All of our first year law undergrads took part in an exercise in week one of their LLB where they escaped City and went to visit a number of buildings of significance in the local area, before tackling some research questions.
They were then asked to write a blog post inspired by their travels. 21 winners were selected from all those posts submitted – this is one of those – thanks to Emma Rowe.
What struck me most about Thomas Paine’s statue in Angel Court was the large key carved out of the front, central portion of the stone monument. Why a key? Whose decision was it that that symbol should represent Thomas Paine’s life on his commemoration? Well, of course the designer, but my thoughts were much more ethereal. Given his powerful literary works, would a quill not be more relevant? As it were, I found the key perfectly fitting. It straight away reminded me of what I knew of the Founding Father’s revolutionary behaviour and political works. Perhaps it would hold little relevance to anyone who did not know of Paine’s history yet to me the key instantly represented the writer’s fights for American and French independence.
His drive was towards individual liberty and the protection of equality and his goal a liberal democracy (whether he knew it or not). Therefore, the image of a key, given any choice of symbols, is extremely fitting in the world of Thomas Paine.
The mural in Edward Square was less familiar to me. Yet as I learned of the Tolpuddle Martyrs it became clear of their relationship to Paine’s story. In both cases, the ruling elite had attempted to quash the, very reasonable, requests of the less powerful, for fear of losing control. Paine was of course influential, but in my opinion not powerful in the sense of governmental control. The Martyrs were unhappy with their pay cuts and formed a group, as the early form of a trade union. Yet just as Edmund Burke (a Member of Parliament, famous for his works on the French Revolution) clashed with Paine, the nobility clashed with the unionists and condemned them under a law shrouded in obscurity. All for what exactly? Because they “swore a secret oath”. In reality, with the first general election having taken place a mere thirty years prior, and still no universal suffrage, true democratic means were feeble. Control was still crucial to what was considered an effective governance in the 1830s.

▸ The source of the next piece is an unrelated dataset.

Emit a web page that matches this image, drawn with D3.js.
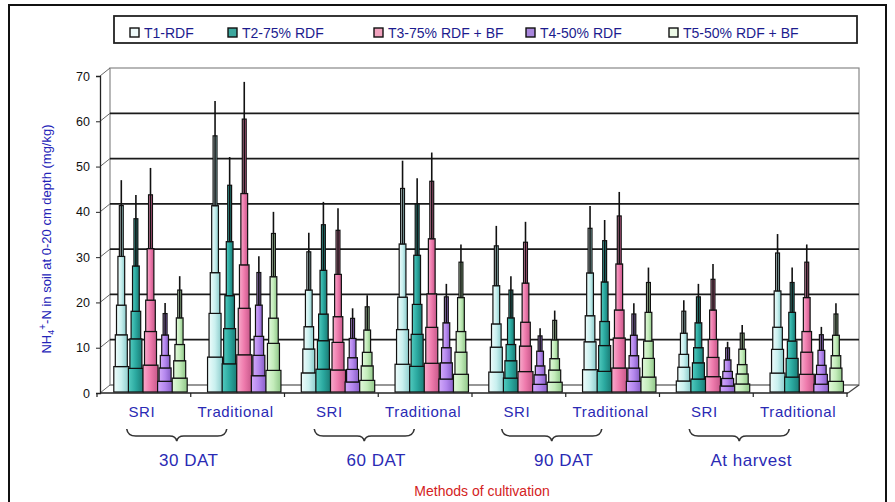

For example, in 1936 Orwell travelled to Spain where he fought in the Spanish Civil War against General Francisco Franco and was shot in the arm and throat. At this point it became clear to me that he was no little English writer dedicated to his life producing two literary texts that would live on in classrooms for years to come. Shot in the throat!
Well, I was most surprised. Almost as surprised as my discovery that a playwright I had never heard of defaced public library books with images of naked, tattooed men and was imprisoned for theft and malicious damage. Joe Orton that is, the last stop on the adventure.